**WHAT IS REQUIRED**
Extract every entry word for word. Skip the pictures.

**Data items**
%%
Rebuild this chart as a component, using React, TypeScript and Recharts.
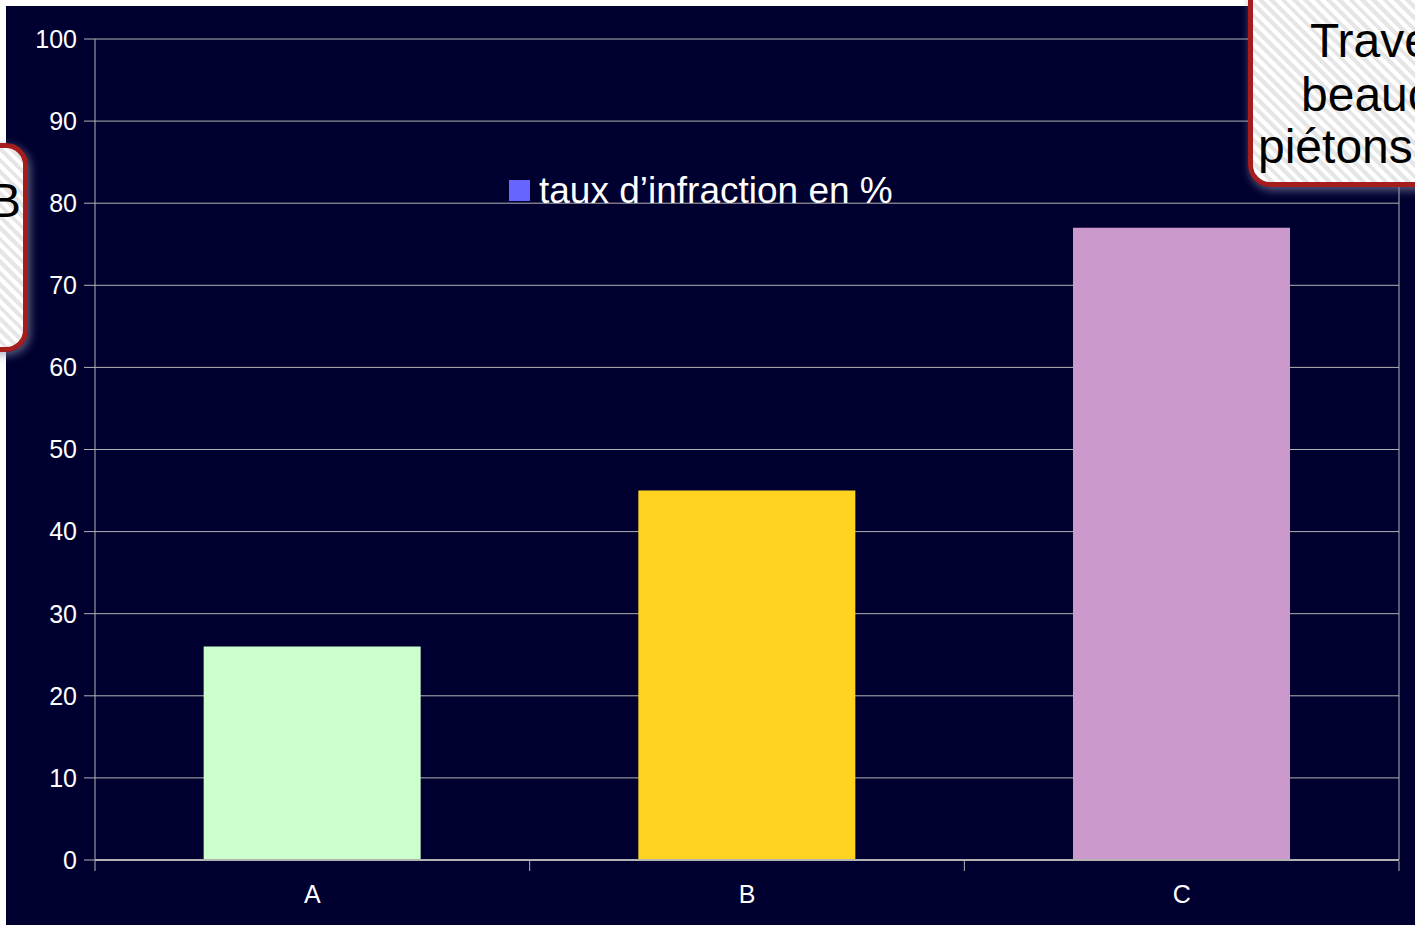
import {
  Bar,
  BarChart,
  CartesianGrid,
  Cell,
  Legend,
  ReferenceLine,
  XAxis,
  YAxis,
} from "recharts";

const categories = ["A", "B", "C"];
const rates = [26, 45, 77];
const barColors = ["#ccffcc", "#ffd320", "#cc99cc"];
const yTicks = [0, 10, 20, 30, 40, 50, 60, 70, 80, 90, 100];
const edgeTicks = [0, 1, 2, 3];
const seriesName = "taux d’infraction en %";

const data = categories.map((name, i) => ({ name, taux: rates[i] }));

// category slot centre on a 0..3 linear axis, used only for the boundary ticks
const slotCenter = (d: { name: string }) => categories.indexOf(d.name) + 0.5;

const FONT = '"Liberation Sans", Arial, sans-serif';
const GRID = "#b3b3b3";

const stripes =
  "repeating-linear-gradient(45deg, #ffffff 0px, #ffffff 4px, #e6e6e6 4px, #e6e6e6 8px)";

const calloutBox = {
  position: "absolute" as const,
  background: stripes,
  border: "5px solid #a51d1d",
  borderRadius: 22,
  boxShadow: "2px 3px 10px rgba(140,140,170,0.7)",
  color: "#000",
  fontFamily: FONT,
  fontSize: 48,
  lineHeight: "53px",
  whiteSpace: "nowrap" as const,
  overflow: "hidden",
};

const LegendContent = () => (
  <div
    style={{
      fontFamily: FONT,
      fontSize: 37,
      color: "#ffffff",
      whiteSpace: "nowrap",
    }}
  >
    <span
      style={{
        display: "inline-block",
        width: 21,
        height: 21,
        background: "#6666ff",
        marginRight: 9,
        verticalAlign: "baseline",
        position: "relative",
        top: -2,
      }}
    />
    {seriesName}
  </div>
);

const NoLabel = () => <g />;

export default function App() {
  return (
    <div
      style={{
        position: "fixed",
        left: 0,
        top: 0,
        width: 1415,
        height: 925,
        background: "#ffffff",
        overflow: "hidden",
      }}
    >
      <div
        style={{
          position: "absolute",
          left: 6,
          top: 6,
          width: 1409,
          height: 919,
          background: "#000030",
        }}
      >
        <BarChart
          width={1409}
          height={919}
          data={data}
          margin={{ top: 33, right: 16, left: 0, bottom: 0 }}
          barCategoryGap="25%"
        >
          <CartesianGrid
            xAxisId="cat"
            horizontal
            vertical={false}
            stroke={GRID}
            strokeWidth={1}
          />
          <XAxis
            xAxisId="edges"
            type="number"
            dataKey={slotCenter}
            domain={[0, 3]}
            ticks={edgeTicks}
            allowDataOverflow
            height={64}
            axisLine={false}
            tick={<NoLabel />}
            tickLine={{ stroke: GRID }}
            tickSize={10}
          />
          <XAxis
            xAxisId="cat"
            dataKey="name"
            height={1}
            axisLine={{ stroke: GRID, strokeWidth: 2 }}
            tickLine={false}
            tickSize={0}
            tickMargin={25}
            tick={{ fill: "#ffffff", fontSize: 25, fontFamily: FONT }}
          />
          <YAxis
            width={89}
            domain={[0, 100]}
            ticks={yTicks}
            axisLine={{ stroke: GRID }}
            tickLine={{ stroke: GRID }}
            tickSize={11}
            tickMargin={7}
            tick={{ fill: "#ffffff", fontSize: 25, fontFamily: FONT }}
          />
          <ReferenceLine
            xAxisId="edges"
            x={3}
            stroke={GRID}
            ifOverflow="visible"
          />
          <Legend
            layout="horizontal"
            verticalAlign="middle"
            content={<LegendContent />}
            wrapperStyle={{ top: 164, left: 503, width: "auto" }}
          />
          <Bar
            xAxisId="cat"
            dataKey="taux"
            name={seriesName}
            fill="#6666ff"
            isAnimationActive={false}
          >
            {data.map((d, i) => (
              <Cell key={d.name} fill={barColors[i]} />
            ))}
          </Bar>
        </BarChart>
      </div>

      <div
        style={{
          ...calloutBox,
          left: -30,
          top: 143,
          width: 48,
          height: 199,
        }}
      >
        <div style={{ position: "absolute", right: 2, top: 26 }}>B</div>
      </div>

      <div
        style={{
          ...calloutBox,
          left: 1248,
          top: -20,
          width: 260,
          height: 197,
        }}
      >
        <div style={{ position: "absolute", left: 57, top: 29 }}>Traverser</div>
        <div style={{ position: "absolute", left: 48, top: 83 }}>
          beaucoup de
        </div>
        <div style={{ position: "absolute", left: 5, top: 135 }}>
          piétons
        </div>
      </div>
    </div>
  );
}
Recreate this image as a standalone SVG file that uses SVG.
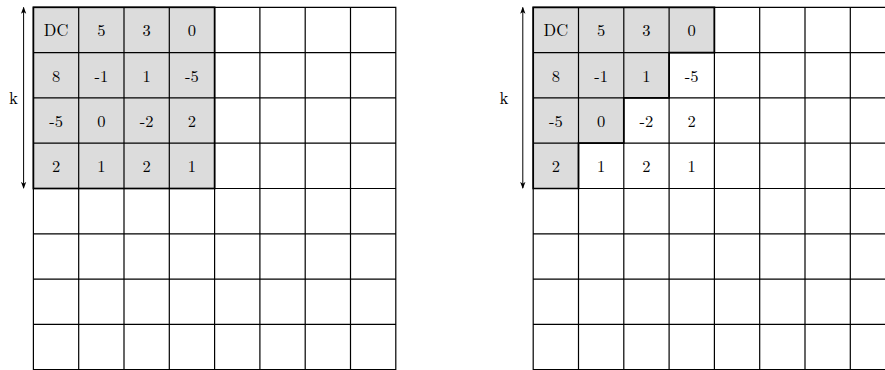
%%
**RESULT OF THIS EXERCISE**
Rebuild this chart as a component, using React, TypeScript and Recharts.
import {
  Bar,
  BarChart,
  CartesianGrid,
  Cell,
  Legend,
  ReferenceLine,
  XAxis,
  YAxis,
} from "recharts";

const categories = ["A", "B", "C"];
const rates = [26, 45, 77];
const barColors = ["#ccffcc", "#ffd320", "#cc99cc"];
const yTicks = [0, 10, 20, 30, 40, 50, 60, 70, 80, 90, 100];
const edgeTicks = [0, 1, 2, 3];
const seriesName = "taux d’infraction en %";

const data = categories.map((name, i) => ({ name, taux: rates[i] }));

// category slot centre on a 0..3 linear axis, used only for the boundary ticks
const slotCenter = (d: { name: string }) => categories.indexOf(d.name) + 0.5;

const FONT = '"Liberation Sans", Arial, sans-serif';
const GRID = "#b3b3b3";

const stripes =
  "repeating-linear-gradient(45deg, #ffffff 0px, #ffffff 4px, #e6e6e6 4px, #e6e6e6 8px)";

const calloutBox = {
  position: "absolute" as const,
  background: stripes,
  border: "5px solid #a51d1d",
  borderRadius: 22,
  boxShadow: "2px 3px 10px rgba(140,140,170,0.7)",
  color: "#000",
  fontFamily: FONT,
  fontSize: 48,
  lineHeight: "53px",
  whiteSpace: "nowrap" as const,
  overflow: "hidden",
};

const LegendContent = () => (
  <div
    style={{
      fontFamily: FONT,
      fontSize: 37,
      color: "#ffffff",
      whiteSpace: "nowrap",
    }}
  >
    <span
      style={{
        display: "inline-block",
        width: 21,
        height: 21,
        background: "#6666ff",
        marginRight: 9,
        verticalAlign: "baseline",
        position: "relative",
        top: -2,
      }}
    />
    {seriesName}
  </div>
);

const NoLabel = () => <g />;

export default function App() {
  return (
    <div
      style={{
        position: "fixed",
        left: 0,
        top: 0,
        width: 1415,
        height: 925,
        background: "#ffffff",
        overflow: "hidden",
      }}
    >
      <div
        style={{
          position: "absolute",
          left: 6,
          top: 6,
          width: 1409,
          height: 919,
          background: "#000030",
        }}
      >
        <BarChart
          width={1409}
          height={919}
          data={data}
          margin={{ top: 33, right: 16, left: 0, bottom: 0 }}
          barCategoryGap="25%"
        >
          <CartesianGrid
            xAxisId="cat"
            horizontal
            vertical={false}
            stroke={GRID}
            strokeWidth={1}
          />
          <XAxis
            xAxisId="edges"
            type="number"
            dataKey={slotCenter}
            domain={[0, 3]}
            ticks={edgeTicks}
            allowDataOverflow
            height={64}
            axisLine={false}
            tick={<NoLabel />}
            tickLine={{ stroke: GRID }}
            tickSize={10}
          />
          <XAxis
            xAxisId="cat"
            dataKey="name"
            height={1}
            axisLine={{ stroke: GRID, strokeWidth: 2 }}
            tickLine={false}
            tickSize={0}
            tickMargin={25}
            tick={{ fill: "#ffffff", fontSize: 25, fontFamily: FONT }}
          />
          <YAxis
            width={89}
            domain={[0, 100]}
            ticks={yTicks}
            axisLine={{ stroke: GRID }}
            tickLine={{ stroke: GRID }}
            tickSize={11}
            tickMargin={7}
            tick={{ fill: "#ffffff", fontSize: 25, fontFamily: FONT }}
          />
          <ReferenceLine
            xAxisId="edges"
            x={3}
            stroke={GRID}
            ifOverflow="visible"
          />
          <Legend
            layout="horizontal"
            verticalAlign="middle"
            content={<LegendContent />}
            wrapperStyle={{ top: 164, left: 503, width: "auto" }}
          />
          <Bar
            xAxisId="cat"
            dataKey="taux"
            name={seriesName}
            fill="#6666ff"
            isAnimationActive={false}
          >
            {data.map((d, i) => (
              <Cell key={d.name} fill={barColors[i]} />
            ))}
          </Bar>
        </BarChart>
      </div>

      <div
        style={{
          ...calloutBox,
          left: -30,
          top: 143,
          width: 48,
          height: 199,
        }}
      >
        <div style={{ position: "absolute", right: 2, top: 26 }}>B</div>
      </div>

      <div
        style={{
          ...calloutBox,
          left: 1248,
          top: -20,
          width: 260,
          height: 197,
        }}
      >
        <div style={{ position: "absolute", left: 57, top: 29 }}>Traverser</div>
        <div style={{ position: "absolute", left: 48, top: 83 }}>
          beaucoup de
        </div>
        <div style={{ position: "absolute", left: 5, top: 135 }}>
          piétons
        </div>
      </div>
    </div>
  );
}
Recreate this image as a standalone SVG file that uses SVG.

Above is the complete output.